— start of SOURCE DATA —
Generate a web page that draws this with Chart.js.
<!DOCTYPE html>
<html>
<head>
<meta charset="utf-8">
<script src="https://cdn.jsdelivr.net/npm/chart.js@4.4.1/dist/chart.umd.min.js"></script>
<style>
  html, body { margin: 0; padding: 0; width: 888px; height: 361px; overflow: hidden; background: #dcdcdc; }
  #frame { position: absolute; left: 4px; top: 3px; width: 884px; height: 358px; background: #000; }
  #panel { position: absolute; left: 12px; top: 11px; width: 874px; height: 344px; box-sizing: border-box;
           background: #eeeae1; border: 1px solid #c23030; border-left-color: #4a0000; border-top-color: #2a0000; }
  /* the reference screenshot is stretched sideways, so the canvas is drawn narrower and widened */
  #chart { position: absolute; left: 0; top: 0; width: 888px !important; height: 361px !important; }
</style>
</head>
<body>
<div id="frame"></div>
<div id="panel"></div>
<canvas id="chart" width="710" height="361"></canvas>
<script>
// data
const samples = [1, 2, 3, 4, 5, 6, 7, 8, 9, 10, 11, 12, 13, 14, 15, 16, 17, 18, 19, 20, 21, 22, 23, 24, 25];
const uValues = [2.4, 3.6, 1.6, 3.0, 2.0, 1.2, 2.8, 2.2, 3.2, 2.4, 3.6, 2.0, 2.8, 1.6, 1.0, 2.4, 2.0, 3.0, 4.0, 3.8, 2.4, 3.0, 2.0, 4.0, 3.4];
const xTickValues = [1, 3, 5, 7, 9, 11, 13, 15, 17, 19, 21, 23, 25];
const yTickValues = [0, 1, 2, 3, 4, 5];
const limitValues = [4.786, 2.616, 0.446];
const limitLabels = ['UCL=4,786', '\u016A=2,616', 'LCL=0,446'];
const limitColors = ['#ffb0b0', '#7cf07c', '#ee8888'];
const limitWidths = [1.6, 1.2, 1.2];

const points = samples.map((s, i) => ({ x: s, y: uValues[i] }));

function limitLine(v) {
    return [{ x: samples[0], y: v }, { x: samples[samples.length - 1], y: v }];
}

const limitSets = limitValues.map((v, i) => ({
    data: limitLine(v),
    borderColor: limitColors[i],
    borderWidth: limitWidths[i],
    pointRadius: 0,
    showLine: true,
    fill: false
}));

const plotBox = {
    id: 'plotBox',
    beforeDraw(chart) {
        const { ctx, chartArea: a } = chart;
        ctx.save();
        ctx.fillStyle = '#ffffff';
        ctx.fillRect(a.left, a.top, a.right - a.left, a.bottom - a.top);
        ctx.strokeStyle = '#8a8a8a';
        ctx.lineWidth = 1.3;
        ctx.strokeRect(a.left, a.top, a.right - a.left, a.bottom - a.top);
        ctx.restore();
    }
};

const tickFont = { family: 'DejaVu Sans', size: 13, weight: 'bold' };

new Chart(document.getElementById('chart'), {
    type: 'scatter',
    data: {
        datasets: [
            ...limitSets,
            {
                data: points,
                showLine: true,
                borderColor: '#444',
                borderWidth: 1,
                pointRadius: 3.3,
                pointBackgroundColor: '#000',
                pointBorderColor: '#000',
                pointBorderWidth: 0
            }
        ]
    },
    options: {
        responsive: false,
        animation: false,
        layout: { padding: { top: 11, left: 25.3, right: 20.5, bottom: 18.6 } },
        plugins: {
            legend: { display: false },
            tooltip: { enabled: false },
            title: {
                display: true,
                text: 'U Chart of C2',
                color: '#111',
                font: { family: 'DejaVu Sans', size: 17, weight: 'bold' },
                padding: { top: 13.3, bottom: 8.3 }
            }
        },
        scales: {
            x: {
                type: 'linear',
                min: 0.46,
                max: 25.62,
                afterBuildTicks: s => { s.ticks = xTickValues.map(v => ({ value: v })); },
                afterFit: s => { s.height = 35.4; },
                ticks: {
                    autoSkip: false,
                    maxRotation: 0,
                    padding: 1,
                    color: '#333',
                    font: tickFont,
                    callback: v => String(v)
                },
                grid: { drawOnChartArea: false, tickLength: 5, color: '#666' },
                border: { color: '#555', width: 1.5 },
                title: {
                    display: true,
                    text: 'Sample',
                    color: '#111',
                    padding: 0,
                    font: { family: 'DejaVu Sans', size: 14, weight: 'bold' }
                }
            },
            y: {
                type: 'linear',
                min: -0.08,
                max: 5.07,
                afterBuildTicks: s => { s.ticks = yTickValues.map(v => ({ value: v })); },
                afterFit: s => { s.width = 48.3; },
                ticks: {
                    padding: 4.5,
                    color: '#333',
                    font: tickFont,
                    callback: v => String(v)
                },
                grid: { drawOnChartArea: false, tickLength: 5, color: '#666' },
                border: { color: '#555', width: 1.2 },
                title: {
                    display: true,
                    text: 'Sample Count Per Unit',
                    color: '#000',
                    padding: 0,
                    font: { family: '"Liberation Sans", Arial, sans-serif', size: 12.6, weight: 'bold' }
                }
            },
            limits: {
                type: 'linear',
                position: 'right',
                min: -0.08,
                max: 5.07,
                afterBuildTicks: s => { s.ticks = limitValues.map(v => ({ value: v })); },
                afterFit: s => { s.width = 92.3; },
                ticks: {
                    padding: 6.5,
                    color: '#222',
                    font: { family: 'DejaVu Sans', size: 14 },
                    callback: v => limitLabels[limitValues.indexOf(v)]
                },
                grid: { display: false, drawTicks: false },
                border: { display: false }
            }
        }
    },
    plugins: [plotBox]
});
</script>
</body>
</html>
— end of SOURCE DATA —
TASK TO CARRY OUT>
Type out all of the material again, word for word.

RESPONSE>
Generate a web page that draws this with Chart.js.
<!DOCTYPE html>
<html>
<head>
<meta charset="utf-8">
<script src="https://cdn.jsdelivr.net/npm/chart.js@4.4.1/dist/chart.umd.min.js"></script>
<style>
  html, body { margin: 0; padding: 0; width: 888px; height: 361px; overflow: hidden; background: #dcdcdc; }
  #frame { position: absolute; left: 4px; top: 3px; width: 884px; height: 358px; background: #000; }
  #panel { position: absolute; left: 12px; top: 11px; width: 874px; height: 344px; box-sizing: border-box;
           background: #eeeae1; border: 1px solid #c23030; border-left-color: #4a0000; border-top-color: #2a0000; }
  /* the reference screenshot is stretched sideways, so the canvas is drawn narrower and widened */
  #chart { position: absolute; left: 0; top: 0; width: 888px !important; height: 361px !important; }
</style>
</head>
<body>
<div id="frame"></div>
<div id="panel"></div>
<canvas id="chart" width="710" height="361"></canvas>
<script>
// data
const samples = [1, 2, 3, 4, 5, 6, 7, 8, 9, 10, 11, 12, 13, 14, 15, 16, 17, 18, 19, 20, 21, 22, 23, 24, 25];
const uValues = [2.4, 3.6, 1.6, 3.0, 2.0, 1.2, 2.8, 2.2, 3.2, 2.4, 3.6, 2.0, 2.8, 1.6, 1.0, 2.4, 2.0, 3.0, 4.0, 3.8, 2.4, 3.0, 2.0, 4.0, 3.4];
const xTickValues = [1, 3, 5, 7, 9, 11, 13, 15, 17, 19, 21, 23, 25];
const yTickValues = [0, 1, 2, 3, 4, 5];
const limitValues = [4.786, 2.616, 0.446];
const limitLabels = ['UCL=4,786', '\u016A=2,616', 'LCL=0,446'];
const limitColors = ['#ffb0b0', '#7cf07c', '#ee8888'];
const limitWidths = [1.6, 1.2, 1.2];

const points = samples.map((s, i) => ({ x: s, y: uValues[i] }));

function limitLine(v) {
    return [{ x: samples[0], y: v }, { x: samples[samples.length - 1], y: v }];
}

const limitSets = limitValues.map((v, i) => ({
    data: limitLine(v),
    borderColor: limitColors[i],
    borderWidth: limitWidths[i],
    pointRadius: 0,
    showLine: true,
    fill: false
}));

const plotBox = {
    id: 'plotBox',
    beforeDraw(chart) {
        const { ctx, chartArea: a } = chart;
        ctx.save();
        ctx.fillStyle = '#ffffff';
        ctx.fillRect(a.left, a.top, a.right - a.left, a.bottom - a.top);
        ctx.strokeStyle = '#8a8a8a';
        ctx.lineWidth = 1.3;
        ctx.strokeRect(a.left, a.top, a.right - a.left, a.bottom - a.top);
        ctx.restore();
    }
};

const tickFont = { family: 'DejaVu Sans', size: 13, weight: 'bold' };

new Chart(document.getElementById('chart'), {
    type: 'scatter',
    data: {
        datasets: [
            ...limitSets,
            {
                data: points,
                showLine: true,
                borderColor: '#444',
                borderWidth: 1,
                pointRadius: 3.3,
                pointBackgroundColor: '#000',
                pointBorderColor: '#000',
                pointBorderWidth: 0
            }
        ]
    },
    options: {
        responsive: false,
        animation: false,
        layout: { padding: { top: 11, left: 25.3, right: 20.5, bottom: 18.6 } },
        plugins: {
            legend: { display: false },
            tooltip: { enabled: false },
            title: {
                display: true,
                text: 'U Chart of C2',
                color: '#111',
                font: { family: 'DejaVu Sans', size: 17, weight: 'bold' },
                padding: { top: 13.3, bottom: 8.3 }
            }
        },
        scales: {
            x: {
                type: 'linear',
                min: 0.46,
                max: 25.62,
                afterBuildTicks: s => { s.ticks = xTickValues.map(v => ({ value: v })); },
                afterFit: s => { s.height = 35.4; },
                ticks: {
                    autoSkip: false,
                    maxRotation: 0,
                    padding: 1,
                    color: '#333',
                    font: tickFont,
                    callback: v => String(v)
                },
                grid: { drawOnChartArea: false, tickLength: 5, color: '#666' },
                border: { color: '#555', width: 1.5 },
                title: {
                    display: true,
                    text: 'Sample',
                    color: '#111',
                    padding: 0,
                    font: { family: 'DejaVu Sans', size: 14, weight: 'bold' }
                }
            },
            y: {
                type: 'linear',
                min: -0.08,
                max: 5.07,
                afterBuildTicks: s => { s.ticks = yTickValues.map(v => ({ value: v })); },
                afterFit: s => { s.width = 48.3; },
                ticks: {
                    padding: 4.5,
                    color: '#333',
                    font: tickFont,
                    callback: v => String(v)
                },
                grid: { drawOnChartArea: false, tickLength: 5, color: '#666' },
                border: { color: '#555', width: 1.2 },
                title: {
                    display: true,
                    text: 'Sample Count Per Unit',
                    color: '#000',
                    padding: 0,
                    font: { family: '"Liberation Sans", Arial, sans-serif', size: 12.6, weight: 'bold' }
                }
            },
            limits: {
                type: 'linear',
                position: 'right',
                min: -0.08,
                max: 5.07,
                afterBuildTicks: s => { s.ticks = limitValues.map(v => ({ value: v })); },
                afterFit: s => { s.width = 92.3; },
                ticks: {
                    padding: 6.5,
                    color: '#222',
                    font: { family: 'DejaVu Sans', size: 14 },
                    callback: v => limitLabels[limitValues.indexOf(v)]
                },
                grid: { display: false, drawTicks: false },
                border: { display: false }
            }
        }
    },
    plugins: [plotBox]
});
</script>
</body>
</html>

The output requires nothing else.